## begin Data section

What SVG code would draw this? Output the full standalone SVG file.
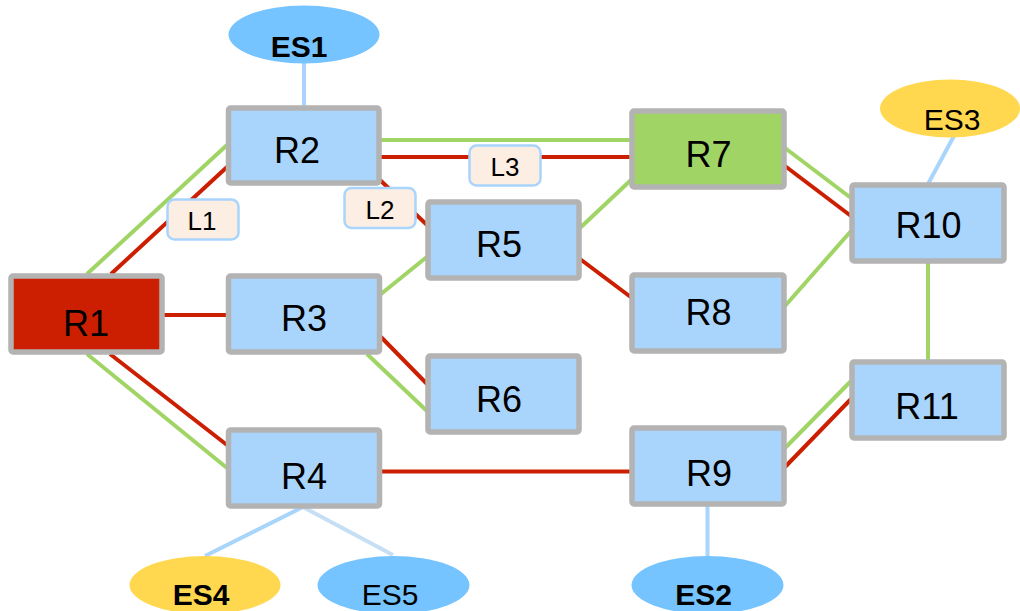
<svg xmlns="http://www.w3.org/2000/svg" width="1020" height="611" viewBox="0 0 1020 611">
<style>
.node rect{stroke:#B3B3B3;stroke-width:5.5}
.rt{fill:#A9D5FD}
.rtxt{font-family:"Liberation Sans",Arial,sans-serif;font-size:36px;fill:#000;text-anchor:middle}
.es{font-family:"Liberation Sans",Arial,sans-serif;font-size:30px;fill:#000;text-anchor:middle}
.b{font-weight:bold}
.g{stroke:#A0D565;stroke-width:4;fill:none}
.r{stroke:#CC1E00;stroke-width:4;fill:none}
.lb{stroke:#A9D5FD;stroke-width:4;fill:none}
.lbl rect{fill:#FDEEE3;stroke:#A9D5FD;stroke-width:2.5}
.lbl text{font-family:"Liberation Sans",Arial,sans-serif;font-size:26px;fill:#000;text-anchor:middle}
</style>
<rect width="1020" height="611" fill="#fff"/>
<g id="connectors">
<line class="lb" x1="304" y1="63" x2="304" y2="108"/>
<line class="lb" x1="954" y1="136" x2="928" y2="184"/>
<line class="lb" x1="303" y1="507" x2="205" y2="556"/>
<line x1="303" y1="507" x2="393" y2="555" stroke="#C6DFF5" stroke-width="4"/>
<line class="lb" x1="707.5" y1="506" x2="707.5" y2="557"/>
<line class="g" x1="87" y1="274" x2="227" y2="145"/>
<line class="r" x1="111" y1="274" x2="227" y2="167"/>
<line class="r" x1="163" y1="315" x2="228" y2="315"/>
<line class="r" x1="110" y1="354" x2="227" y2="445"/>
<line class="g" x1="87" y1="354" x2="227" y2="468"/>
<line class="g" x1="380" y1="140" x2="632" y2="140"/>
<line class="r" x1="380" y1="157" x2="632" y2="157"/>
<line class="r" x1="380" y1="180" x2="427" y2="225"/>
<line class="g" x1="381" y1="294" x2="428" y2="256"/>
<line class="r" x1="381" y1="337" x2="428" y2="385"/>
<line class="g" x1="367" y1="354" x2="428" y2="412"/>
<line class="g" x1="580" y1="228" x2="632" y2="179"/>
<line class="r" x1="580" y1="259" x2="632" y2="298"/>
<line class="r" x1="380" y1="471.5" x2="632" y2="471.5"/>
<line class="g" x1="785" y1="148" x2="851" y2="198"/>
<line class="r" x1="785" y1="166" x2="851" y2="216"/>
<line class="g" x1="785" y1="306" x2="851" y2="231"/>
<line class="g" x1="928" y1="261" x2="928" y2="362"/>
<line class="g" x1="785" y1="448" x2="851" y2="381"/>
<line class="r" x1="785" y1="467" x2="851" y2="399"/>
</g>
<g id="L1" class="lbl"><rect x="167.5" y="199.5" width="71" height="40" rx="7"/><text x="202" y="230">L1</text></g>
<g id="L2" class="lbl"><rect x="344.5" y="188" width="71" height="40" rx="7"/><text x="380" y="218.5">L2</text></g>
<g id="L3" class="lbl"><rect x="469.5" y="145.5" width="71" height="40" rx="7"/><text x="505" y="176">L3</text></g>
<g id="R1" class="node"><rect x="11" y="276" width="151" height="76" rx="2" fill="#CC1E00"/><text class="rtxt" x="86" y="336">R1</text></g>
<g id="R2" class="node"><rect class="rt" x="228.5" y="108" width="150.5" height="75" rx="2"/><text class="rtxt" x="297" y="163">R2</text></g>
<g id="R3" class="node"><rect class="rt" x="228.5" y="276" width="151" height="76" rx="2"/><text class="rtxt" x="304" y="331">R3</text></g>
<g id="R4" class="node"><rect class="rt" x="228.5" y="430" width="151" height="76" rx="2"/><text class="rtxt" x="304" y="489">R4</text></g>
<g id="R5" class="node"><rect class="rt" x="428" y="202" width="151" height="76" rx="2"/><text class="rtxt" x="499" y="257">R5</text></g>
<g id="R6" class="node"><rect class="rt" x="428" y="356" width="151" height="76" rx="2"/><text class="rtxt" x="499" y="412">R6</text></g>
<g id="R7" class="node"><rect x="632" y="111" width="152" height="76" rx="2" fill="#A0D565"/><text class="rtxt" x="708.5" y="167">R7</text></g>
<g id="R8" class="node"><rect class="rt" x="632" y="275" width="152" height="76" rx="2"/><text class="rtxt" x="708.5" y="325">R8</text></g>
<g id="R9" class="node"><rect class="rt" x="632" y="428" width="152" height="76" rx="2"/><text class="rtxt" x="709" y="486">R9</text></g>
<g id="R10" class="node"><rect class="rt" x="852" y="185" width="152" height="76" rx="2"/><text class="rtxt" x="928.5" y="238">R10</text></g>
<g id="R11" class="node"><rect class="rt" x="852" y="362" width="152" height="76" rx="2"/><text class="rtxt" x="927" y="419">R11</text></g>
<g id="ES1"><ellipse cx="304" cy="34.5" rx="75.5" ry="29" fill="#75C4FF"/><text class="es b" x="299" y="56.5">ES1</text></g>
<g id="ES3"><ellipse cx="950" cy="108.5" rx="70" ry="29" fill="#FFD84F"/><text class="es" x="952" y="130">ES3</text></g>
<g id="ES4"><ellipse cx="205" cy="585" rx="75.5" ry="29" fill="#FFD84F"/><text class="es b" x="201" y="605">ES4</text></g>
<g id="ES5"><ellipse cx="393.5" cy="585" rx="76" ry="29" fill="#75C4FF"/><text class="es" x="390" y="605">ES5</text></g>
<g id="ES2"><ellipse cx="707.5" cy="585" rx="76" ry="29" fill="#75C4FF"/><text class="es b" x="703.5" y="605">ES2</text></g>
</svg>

## end Data section

» **Task statement**:
Without the pictures, retype the whole of the material above exactly.

» **Reply to the exercise**:
What SVG code would draw this? Output the full standalone SVG file.
<svg xmlns="http://www.w3.org/2000/svg" width="1020" height="611" viewBox="0 0 1020 611">
<style>
.node rect{stroke:#B3B3B3;stroke-width:5.5}
.rt{fill:#A9D5FD}
.rtxt{font-family:"Liberation Sans",Arial,sans-serif;font-size:36px;fill:#000;text-anchor:middle}
.es{font-family:"Liberation Sans",Arial,sans-serif;font-size:30px;fill:#000;text-anchor:middle}
.b{font-weight:bold}
.g{stroke:#A0D565;stroke-width:4;fill:none}
.r{stroke:#CC1E00;stroke-width:4;fill:none}
.lb{stroke:#A9D5FD;stroke-width:4;fill:none}
.lbl rect{fill:#FDEEE3;stroke:#A9D5FD;stroke-width:2.5}
.lbl text{font-family:"Liberation Sans",Arial,sans-serif;font-size:26px;fill:#000;text-anchor:middle}
</style>
<rect width="1020" height="611" fill="#fff"/>
<g id="connectors">
<line class="lb" x1="304" y1="63" x2="304" y2="108"/>
<line class="lb" x1="954" y1="136" x2="928" y2="184"/>
<line class="lb" x1="303" y1="507" x2="205" y2="556"/>
<line x1="303" y1="507" x2="393" y2="555" stroke="#C6DFF5" stroke-width="4"/>
<line class="lb" x1="707.5" y1="506" x2="707.5" y2="557"/>
<line class="g" x1="87" y1="274" x2="227" y2="145"/>
<line class="r" x1="111" y1="274" x2="227" y2="167"/>
<line class="r" x1="163" y1="315" x2="228" y2="315"/>
<line class="r" x1="110" y1="354" x2="227" y2="445"/>
<line class="g" x1="87" y1="354" x2="227" y2="468"/>
<line class="g" x1="380" y1="140" x2="632" y2="140"/>
<line class="r" x1="380" y1="157" x2="632" y2="157"/>
<line class="r" x1="380" y1="180" x2="427" y2="225"/>
<line class="g" x1="381" y1="294" x2="428" y2="256"/>
<line class="r" x1="381" y1="337" x2="428" y2="385"/>
<line class="g" x1="367" y1="354" x2="428" y2="412"/>
<line class="g" x1="580" y1="228" x2="632" y2="179"/>
<line class="r" x1="580" y1="259" x2="632" y2="298"/>
<line class="r" x1="380" y1="471.5" x2="632" y2="471.5"/>
<line class="g" x1="785" y1="148" x2="851" y2="198"/>
<line class="r" x1="785" y1="166" x2="851" y2="216"/>
<line class="g" x1="785" y1="306" x2="851" y2="231"/>
<line class="g" x1="928" y1="261" x2="928" y2="362"/>
<line class="g" x1="785" y1="448" x2="851" y2="381"/>
<line class="r" x1="785" y1="467" x2="851" y2="399"/>
</g>
<g id="L1" class="lbl"><rect x="167.5" y="199.5" width="71" height="40" rx="7"/><text x="202" y="230">L1</text></g>
<g id="L2" class="lbl"><rect x="344.5" y="188" width="71" height="40" rx="7"/><text x="380" y="218.5">L2</text></g>
<g id="L3" class="lbl"><rect x="469.5" y="145.5" width="71" height="40" rx="7"/><text x="505" y="176">L3</text></g>
<g id="R1" class="node"><rect x="11" y="276" width="151" height="76" rx="2" fill="#CC1E00"/><text class="rtxt" x="86" y="336">R1</text></g>
<g id="R2" class="node"><rect class="rt" x="228.5" y="108" width="150.5" height="75" rx="2"/><text class="rtxt" x="297" y="163">R2</text></g>
<g id="R3" class="node"><rect class="rt" x="228.5" y="276" width="151" height="76" rx="2"/><text class="rtxt" x="304" y="331">R3</text></g>
<g id="R4" class="node"><rect class="rt" x="228.5" y="430" width="151" height="76" rx="2"/><text class="rtxt" x="304" y="489">R4</text></g>
<g id="R5" class="node"><rect class="rt" x="428" y="202" width="151" height="76" rx="2"/><text class="rtxt" x="499" y="257">R5</text></g>
<g id="R6" class="node"><rect class="rt" x="428" y="356" width="151" height="76" rx="2"/><text class="rtxt" x="499" y="412">R6</text></g>
<g id="R7" class="node"><rect x="632" y="111" width="152" height="76" rx="2" fill="#A0D565"/><text class="rtxt" x="708.5" y="167">R7</text></g>
<g id="R8" class="node"><rect class="rt" x="632" y="275" width="152" height="76" rx="2"/><text class="rtxt" x="708.5" y="325">R8</text></g>
<g id="R9" class="node"><rect class="rt" x="632" y="428" width="152" height="76" rx="2"/><text class="rtxt" x="709" y="486">R9</text></g>
<g id="R10" class="node"><rect class="rt" x="852" y="185" width="152" height="76" rx="2"/><text class="rtxt" x="928.5" y="238">R10</text></g>
<g id="R11" class="node"><rect class="rt" x="852" y="362" width="152" height="76" rx="2"/><text class="rtxt" x="927" y="419">R11</text></g>
<g id="ES1"><ellipse cx="304" cy="34.5" rx="75.5" ry="29" fill="#75C4FF"/><text class="es b" x="299" y="56.5">ES1</text></g>
<g id="ES3"><ellipse cx="950" cy="108.5" rx="70" ry="29" fill="#FFD84F"/><text class="es" x="952" y="130">ES3</text></g>
<g id="ES4"><ellipse cx="205" cy="585" rx="75.5" ry="29" fill="#FFD84F"/><text class="es b" x="201" y="605">ES4</text></g>
<g id="ES5"><ellipse cx="393.5" cy="585" rx="76" ry="29" fill="#75C4FF"/><text class="es" x="390" y="605">ES5</text></g>
<g id="ES2"><ellipse cx="707.5" cy="585" rx="76" ry="29" fill="#75C4FF"/><text class="es b" x="703.5" y="605">ES2</text></g>
</svg>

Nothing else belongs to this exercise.